Como a América Latina também já não é mais a mesma, a Bolívia recolonizada (“democratizada” pelo golpe “cívico”-policial-militar, segundo a mídia mercenária) deverá ser o destino dos fugitivos dessa organização, para ajudar a organizar os grupos paramilitares que farão a limpeza étnica no país, a serviço dos amos e senhores dos/as fantoches que tomaram de assalto os destinos da nação andina, conforme denuncia um veterano jornalista boliviano que permanece na resistência, a despeito da censura truculenta sob o governo da senadora-presidenta Jeanine Áñez, a mesma cujo sobrinho foi preso, em Tangará da Serra (MT), ao tentar traficar para o Brasil 472 quilos de cocaína em um avião.

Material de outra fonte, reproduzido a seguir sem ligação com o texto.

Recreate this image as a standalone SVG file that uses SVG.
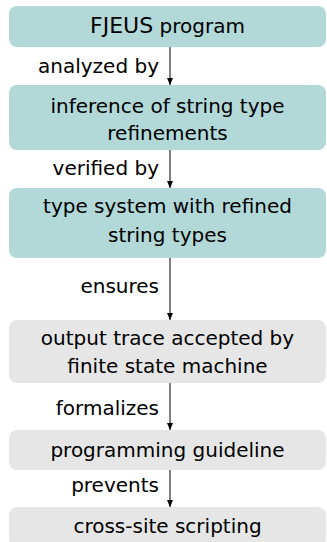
<svg xmlns="http://www.w3.org/2000/svg" width="327" height="542" viewBox="0 0 327 542">
<style>
.t{fill:#b2d8d8}
.g{fill:#e6e6e6}
text{font-family:"DejaVu Sans",sans-serif;font-size:20px;fill:#000}
.c{text-anchor:middle}
.l{text-anchor:end}
.e{stroke:#000;stroke-width:1;fill:none;marker-end:url(#ah)}
</style>
<defs>
<marker id="ah" markerWidth="8" markerHeight="8" refX="7" refY="4" orient="auto" markerUnits="userSpaceOnUse">
<path d="M0,1 L7,4 L0,7 Z" fill="#000"/>
</marker>
</defs>
<g id="n1"><rect class="t" x="9" y="6" width="317" height="41" rx="8"/><text class="c" x="167.5" y="33"><tspan font-size="22">FJEUS</tspan> program</text></g>
<g id="n2"><rect class="t" x="9" y="85" width="317" height="65" rx="8"/><text class="c" x="167.5" y="113">inference of string type</text><text class="c" x="167.5" y="140">refinements</text></g>
<g id="n3"><rect class="t" x="9" y="188" width="317" height="70" rx="8"/><text class="c" x="167.5" y="213">type system with refined</text><text class="c" x="167.5" y="242">string types</text></g>
<g id="n4"><rect class="g" x="9" y="320" width="317" height="63" rx="8"/><text class="c" x="167.5" y="345">output trace accepted by</text><text class="c" x="167.5" y="373">finite state machine</text></g>
<g id="n5"><rect class="g" x="9" y="430" width="317" height="40" rx="8"/><text class="c" x="167.5" y="457">programming guideline</text></g>
<g id="n6"><rect class="g" x="9" y="507" width="317" height="40" rx="8"/><text class="c" x="167.5" y="533">cross-site scripting</text></g>
<g id="edges">
<line class="e" x1="170" y1="47" x2="170" y2="85"/>
<line class="e" x1="170" y1="150" x2="170" y2="188"/>
<line class="e" x1="170" y1="258" x2="170" y2="320"/>
<line class="e" x1="170" y1="383" x2="170" y2="430"/>
<line class="e" x1="170" y1="470" x2="170" y2="507"/>
<text class="l" x="159" y="73">analyzed by</text>
<text class="l" x="159" y="175">verified by</text>
<text class="l" x="159" y="293">ensures</text>
<text class="l" x="159" y="415">formalizes</text>
<text class="l" x="159" y="492">prevents</text>
</g>
</svg>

Pois, nesse mesmo dia, Federico (sem “r”) Fellini, um dos expoentes do neorrealismo, estaria completando 100 anos de uma profícua, genial e satírica existência, em que generosamente presenteou a humanidade com memoráveis produções cinematográficas, como “La dolce vita” (1960), “Satiricon” (1969), “Roma” (1973) e “E la nave va” (1983). Como pouquíssimos, soube desnudar a hipocrisia e o parasitismo de uma sociedade decadente com elegante ironia e uma inteligente dose de humor.

E é importante recordar que Fellini, embora fosse ímpar, não esteve sozinho. Foi integrante de duas ou três gerações de sobreviventes da barbárie do nazifascismo e dos horrores das investidas dos aliados ocidentais na disputa pelo espólio do “Duce” (que em nome da liberdade e de uma democracia branca promoveram verdadeiro terrorismo contra a população civil, vítima dos fascistas e dos autoproclamados “libertadores” ocidentais). A genial cinematografia italiana de seu tempo contou com gênios como Luchino Visconti, Vittorio De Sicca, Roberto Rossellini, Michelangelo Antonioni, Pier Paolo Pasolini, Bernardo Bertolucci e Roberto Benigni.

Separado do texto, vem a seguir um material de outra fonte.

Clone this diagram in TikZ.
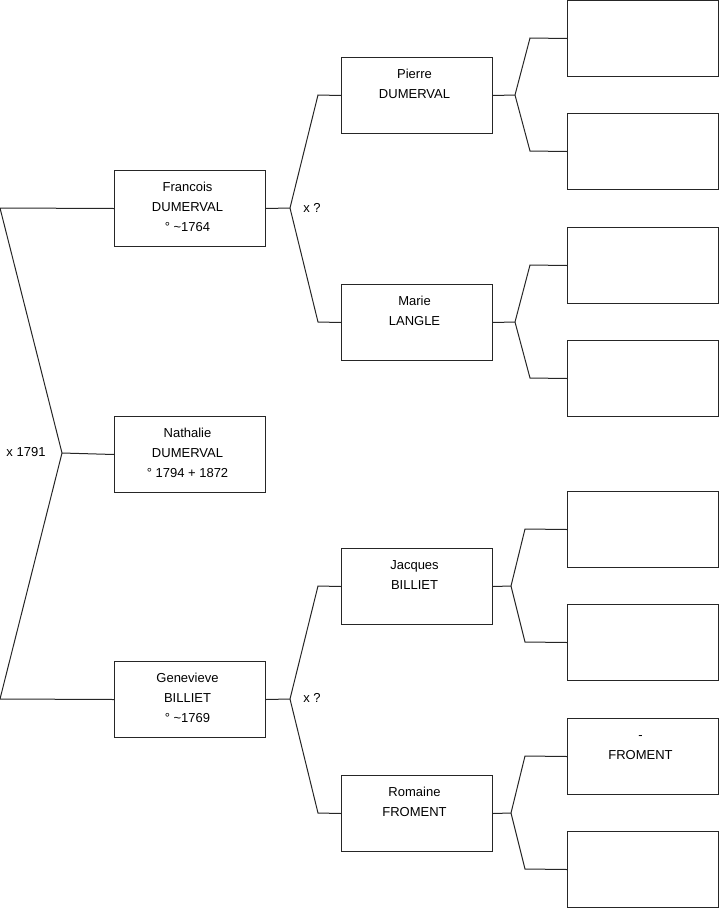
\documentclass[tikz,border=0pt]{standalone}
\usepackage{fontspec}
\setmainfont{Liberation Sans}
\begin{document}
\begin{tikzpicture}[x=1pt,y=-1pt,
  person/.style={draw=black!85, line width=1pt, minimum width=151pt, minimum height=76pt, inner sep=0pt, anchor=north west},
  ptext/.style={anchor=north, inner sep=0pt, align=center, font=\fontsize{13}{20}\selectfont, yshift=-7.5pt, xshift=-2.5pt},
  lbl/.style={inner sep=0pt, font=\fontsize{13}{15}\selectfont},
  link/.style={draw=black!85, line width=1pt}]
\useasboundingbox (0,0) rectangle (719,908);
% boxes
\node[person] (F) at (114,170) {};
\node[person] (N) at (114,416) {};
\node[person] (G) at (114,661) {};
\node[person] (P) at (341,57) {};
\node[person] (M) at (341,284) {};
\node[person] (J) at (341,548) {};
\node[person] (R) at (341,775) {};
\node[person] (R1) at (567,0) {};
\node[person] (R2) at (567,113) {};
\node[person] (R3) at (567,227) {};
\node[person] (R4) at (567,340) {};
\node[person] (R5) at (567,491) {};
\node[person] (R6) at (567,604) {};
\node[person] (R7) at (567,718) {};
\node[person] (R8) at (567,831) {};
% texts
\node[ptext] (tF) at (F.north) {\strut Francois\\\strut DUMERVAL\\\strut ° \textasciitilde1764};
\node[ptext] (tN) at (N.north) {\strut Nathalie\\\strut DUMERVAL\\\strut ° 1794 + 1872};
\node[ptext] (tG) at (G.north) {\strut Genevieve\\\strut BILLIET\\\strut ° \textasciitilde1769};
\node[ptext] (tP) at (P.north) {\strut Pierre\\\strut DUMERVAL};
\node[ptext] (tM) at (M.north) {\strut Marie\\\strut LANGLE};
\node[ptext] (tJ) at (J.north) {\strut Jacques\\\strut BILLIET};
\node[ptext] (tR) at (R.north) {\strut Romaine\\\strut FROMENT};
\node[ptext] (tR7) at (R7.north) {\strut -\\\strut FROMENT};
% junction coordinates
\coordinate (L1) at (0,208);
\coordinate (L2) at (0,699);
\coordinate (J0) at (62,453);
\coordinate (jF) at (290,208);
\coordinate (jFa) at (318,95);
\coordinate (jFb) at (318,322);
\coordinate (jG) at (290,699);
\coordinate (jGa) at (318,586);
\coordinate (jGb) at (318,813);
\coordinate (jP) at (515,95);
\coordinate (jPa) at (530,38);
\coordinate (jPb) at (530,151);
\coordinate (jM) at (515,322);
\coordinate (jMa) at (530,265);
\coordinate (jMb) at (530,378);
\coordinate (jJ) at (511,586);
\coordinate (jJa) at (525,529);
\coordinate (jJb) at (525,642);
\coordinate (jR) at (511,813);
\coordinate (jRa) at (525,756);
\coordinate (jRb) at (525,869);
% connectors
\draw[link] (F.west) -- (L1) -- (J0) -- (L2) -- (G.west);
\draw[link] (J0) -- (N.west);
\draw[link] (F.east) -- (jF);
\draw[link] (jF) -- (jFa) -- (P.west);
\draw[link] (jF) -- (jFb) -- (M.west);
\draw[link] (G.east) -- (jG);
\draw[link] (jG) -- (jGa) -- (J.west);
\draw[link] (jG) -- (jGb) -- (R.west);
\draw[link] (P.east) -- (jP);
\draw[link] (jP) -- (jPa) -- (R1.west);
\draw[link] (jP) -- (jPb) -- (R2.west);
\draw[link] (M.east) -- (jM);
\draw[link] (jM) -- (jMa) -- (R3.west);
\draw[link] (jM) -- (jMb) -- (R4.west);
\draw[link] (J.east) -- (jJ);
\draw[link] (jJ) -- (jJa) -- (R5.west);
\draw[link] (jJ) -- (jJb) -- (R6.west);
\draw[link] (R.east) -- (jR);
\draw[link] (jR) -- (jRa) -- (R7.west);
\draw[link] (jR) -- (jRb) -- (R8.west);
% marriage labels
\node[lbl] (m0) at (26,452) {x 1791};
\node[lbl] (m1) at (312,208) {x ?};
\node[lbl] (m2) at (312,698) {x ?};
\end{tikzpicture}
\end{document}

Fellini, com elegante ironia e singular genialidade, serviu de abre-alas para o despertar de consciências a diversas gerações, bem como os colegas citados: é que assistir à projeção de um de seus filmes geniais representava uma oportunidade única para enxergar de outra maneira aquilo que aparentava ser “natural”, o cotidiano de uma sociedade em franca decadência, a despeito das sucessivas tentativas de postergar o momento fatídico de sua exaustão. E, ao contrário da máquina de propaganda em que nazistas e fascistas sempre se valeram para “doutrinar” (na verdade, alienar) o público, o cinema italiano é um descortinador de horizontes, inclusive sob a direção de outros ícones, como Massimo Troisi, Paolo Torrentino, Ettore Scolla, Mario Monicheli, Sergio Leone e Franco Zeffirelli, entre outros/as igualmente dignos/as de menção.

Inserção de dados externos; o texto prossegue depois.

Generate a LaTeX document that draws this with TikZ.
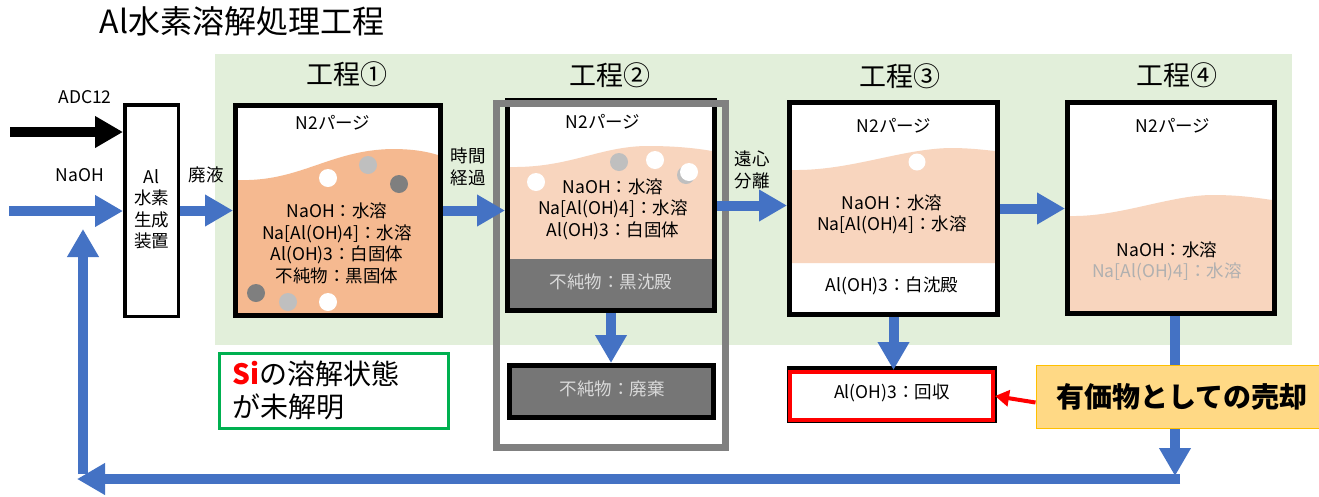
\documentclass[tikz,border=0pt]{standalone}
\usepackage{fontspec}
\setmainfont{Noto Sans CJK JP}
\usetikzlibrary{arrows.meta,calc}
\definecolor{bluec}{HTML}{4472C4}
\definecolor{greenbg}{HTML}{E2EFDA}
\definecolor{orangeliq}{HTML}{F5B990}
\definecolor{peach}{HTML}{F8D5BE}
\definecolor{dgray}{HTML}{7F7F7F}
\definecolor{lgray}{HTML}{BFBFBF}
\definecolor{sedim}{HTML}{767676}
\definecolor{sedtxt}{HTML}{D9D9D9}
\definecolor{framegray}{HTML}{808080}
\definecolor{notegreen}{HTML}{00B050}
\definecolor{yelfill}{HTML}{FFD985}
\definecolor{yeldraw}{HTML}{FFC000}
\definecolor{fadetxt}{HTML}{B0B0B0}
\begin{document}
\begin{tikzpicture}[x=1pt,y=-1pt,
  vessel/.style={draw=black, line width=5pt, inner sep=0pt},
  bluearr/.style={draw=bluec, line width=10pt, -{Triangle[length=28pt,width=30pt]}},
  blackarr/.style={draw=black, line width=10pt, -{Triangle[length=28pt,width=30pt]}},
  redarr/.style={draw=red, line width=4pt, -{Triangle[length=14pt,width=16pt]}},
  txt/.style={font=\fontsize{17.5pt}{21.5pt}\selectfont, align=center, inner sep=0pt},
  steplbl/.style={font=\fontsize{27pt}{32pt}\selectfont, inner sep=0pt},
  dot/.style={radius=9pt}]
\useasboundingbox (0,0) rectangle (1319,496);
\fill[white] (0,0) rectangle (1319,496);

% title
\node[font=\fontsize{32pt}{38pt}\selectfont, inner sep=0pt] (title) at (242,21) {Al水素溶解処理工程};

% green background
\fill[greenbg] (215,54) rectangle (1292,345);

% step labels
\node[steplbl] (s1) at (347,74) {工程①};
\node[steplbl] (s2) at (610,75) {工程②};
\node[steplbl] (s3) at (900,76) {工程③};
\node[steplbl] (s4) at (1177,75) {工程④};

% generator
\node[vessel, line width=3.5pt, fill=white, minimum width=53.5pt, minimum height=211.5pt] (gen) at (151.5,210.5) {};
\node[txt] (gentxt) at (151.5,209.5) {Al\\水素\\生成\\装置};

% box 1
\fill[white] (235.5,105.5) rectangle (440.5,315.5);
\fill[orangeliq] (238,180) .. controls (300,182) and (330,150) .. (392,149) .. controls (415,149) and (428,152) .. (438,155) -- (438,313) -- (238,313) -- cycle;
\fill[white] (328,178) circle[dot];
\fill[lgray] (368,165) circle[dot];
\fill[dgray] (399,184) circle[dot];
\fill[dgray] (256,293) circle[dot];
\fill[lgray] (288,302) circle[dot];
\fill[white] (328,302) circle[dot];
\node[vessel, minimum width=205pt, minimum height=210pt] (box1) at (338,210.5) {};
\node[txt] (n2a) at (333,123) {N2パージ};
\node[txt] (t1) at (337,243.5) {NaOH：水溶\\Na[Al(OH)4]：水溶\\Al(OH)3：白固体\\不純物：黒固体};

% box 2
\fill[white] (507.5,100.5) rectangle (714.5,310.5);
\fill[peach] (510,167) .. controls (570,168) and (600,146) .. (648,146) .. controls (680,146) and (700,149) .. (712,151) -- (712,259) -- (510,259) -- cycle;
\fill[sedim] (510,259) rectangle (712,308);
\fill[white] (536,182) circle[dot];
\fill[lgray] (619,162) circle[dot];
\fill[white] (655,160) circle[dot];
\fill[lgray] (686,175) circle[dot];
\fill[white] (689,172) circle[dot];
\node[vessel, minimum width=207pt, minimum height=210pt] (box2) at (611,205.5) {};
\node[txt] (n2b) at (603,122) {N2パージ};
\node[txt] (t2) at (613,209) {NaOH：水溶\\Na[Al(OH)4]：水溶\\Al(OH)3：白固体};
\node[txt, text=sedtxt] (t2s) at (611,282) {不純物：黒沈殿};

% waste box
\node[vessel, fill=sedim, minimum width=204pt, minimum height=52pt] (waste) at (611.5,391.5) {};
\node[txt, text=sedtxt] (wtxt) at (612,389) {不純物：廃棄};

% gray frame
\node[draw=framegray, line width=7pt, inner sep=0pt, minimum width=229pt, minimum height=344pt] (frame) at (611,275.5) {};

% box 3
\fill[white] (789.5,102.5) rectangle (997.5,314.5);
\fill[peach] (792,170) .. controls (850,171) and (900,149) .. (950,148) .. controls (970,148) and (985,150) .. (995,151) -- (995,263) -- (792,263) -- cycle;
\fill[white] (917,162) circle[radius=8.5pt];
\node[vessel, minimum width=208pt, minimum height=212pt] (box3) at (893.5,208.5) {};
\node[txt] (n2c) at (894,126) {N2パージ};
\node[txt] (t3) at (892,214.5) {NaOH：水溶\\Na[Al(OH)4]：水溶};
\node[txt] (t3s) at (892,286) {Al(OH)3：白沈殿};

% recovery box
\fill[black] (787,366) rectangle (997,423);
\node[draw=red, line width=4pt, fill=white, inner sep=0pt, minimum width=203pt, minimum height=48pt] (rec) at (891.5,396) {};
\node[txt] (rtxt) at (892,393) {Al(OH)3：回収};

% box 4
\fill[white] (1067.5,102.5) rectangle (1274.5,313.5);
\fill[peach] (1070,216) .. controls (1120,217) and (1170,195) .. (1213,195) .. controls (1240,195) and (1258,198) .. (1272,200) -- (1272,311) -- (1070,311) -- cycle;
\node[vessel, minimum width=207pt, minimum height=211pt] (box4) at (1171,208) {};
\node[txt] (n2d) at (1173,126) {N2パージ};
\node[txt] (t4) at (1167,261.5) {NaOH：水溶\\\textcolor{fadetxt}{Na[Al(OH)4]：水溶}};

% note box
\node[draw=notegreen, line width=3pt, fill=white, inner sep=0pt, minimum width=229pt, minimum height=75pt] (note) at (334,391) {};
\node[font=\fontsize{28pt}{33pt}\selectfont, align=left, inner sep=0pt, anchor=west] (notetxt) at (232,390) {\textcolor{red}{\textbf{Si}}の溶解状態\\が未解明};

% labels
\node[txt] (adc) at (85,97) {ADC12};
\node[txt] (naoh) at (80,175) {NaOH};
\node[txt] (hai) at (206,175) {廃液};
\node[txt] (jikan) at (468,167) {時間\\経過};
\node[txt] (enshin) at (752,170) {遠心\\分離};

% coordinates
\coordinate (adcstart) at (10,132);
\coordinate (naohstart) at (9,211);
\coordinate (br) at (1175,476);
\coordinate (brh) at (1180,479);
\coordinate (bl) at (77,479);
\coordinate (vb) at (83,474);
\coordinate (vt) at (83,229);

% vertical line from box4 (behind yellow box)
\draw[bluearr] (box4.south -| br) -- (br);

% yellow box
\node[fill=yelfill, draw=yeldraw, line width=1pt, inner sep=0pt, minimum width=294pt, minimum height=63pt] (yel) at (1183,396.5) {};
\node[font=\bfseries\fontsize{28pt}{32pt}\selectfont, inner sep=0pt] (yeltxt) at (1182,397) {有価物としての売却};

% arrows
\draw[blackarr] (adcstart) -- (adcstart -| gen.west);
\draw[bluearr] (naohstart) -- (naohstart -| gen.west);
\draw[bluearr] (gen.east) -- (box1.west);
\draw[bluearr] (box1.east) -- (box1.east -| box2.west);
\draw[bluearr] (box2.east) -- (box2.east -| box3.west);
\draw[bluearr] (box3.east) -- (box3.east -| box4.west);
\draw[bluearr] (box2.south) -- (box2.south |- waste.north);
\draw[bluearr] (box3.south) -- (box3.south |- rec.north);
\draw[bluearr] (brh) -- (bl);
\draw[bluearr] (vb) -- (vt);
\draw[redarr] ($(yel.west)+(0,6)$) -- (rec.east);
\end{tikzpicture}
\end{document}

Neste contexto de “líderes” grotescos -- entre aspas, porque até eles sabem que nem a si mesmos eles representam, quanto mais lideram, reles fantoches de interesses inconfessáveis que são --, Fellini e seus geniais colegas da sétima arte teriam sido vítimas de “overdose” por causa do excesso de seres grotescos que (des)grass(ç)am na política mundial (inclusive em nossa cada vez mais depauperada América Latina), como os mefistofélicos Silvio Berlusconi, Nicolás Sarcozy, Boris Johnson, Donald Trump e Jair Bolsonaro e assemelhados/as. E fazemos questão de uma urgente ressalva: todos eles não passam de marionetes de um capitalismo decadente (e por isso desesperado), que recorre aos expedientes mais nefastos para fazer valer seus mesquinhos e inconfessáveis interesses, sobretudo apossar-se das reservas de água doce, petróleo, lítio e outras matérias-primas.

Embora neste momento não recorde o diálogo completo, em uma lista de grandes diretores feita por Visconti (e ele se excluía), um dos citados (creio que Fellini) acrescentava, com a irreverência peculiar, “... e Viscontini” (porque da lista constavam só nomes finalizados em “ni”, como Felini, Antonioni, Rossellini e Pasolini. Essa era a capacidade de resistência e de criação das gerações que sobreviveram e derrotaram o fascismo que hoje teima em voltar a oprimir a humanidade. Novamente ficarão na tentativa, pois não passarão, até como tributo à memória de seres humanos da dimensão de Fellini.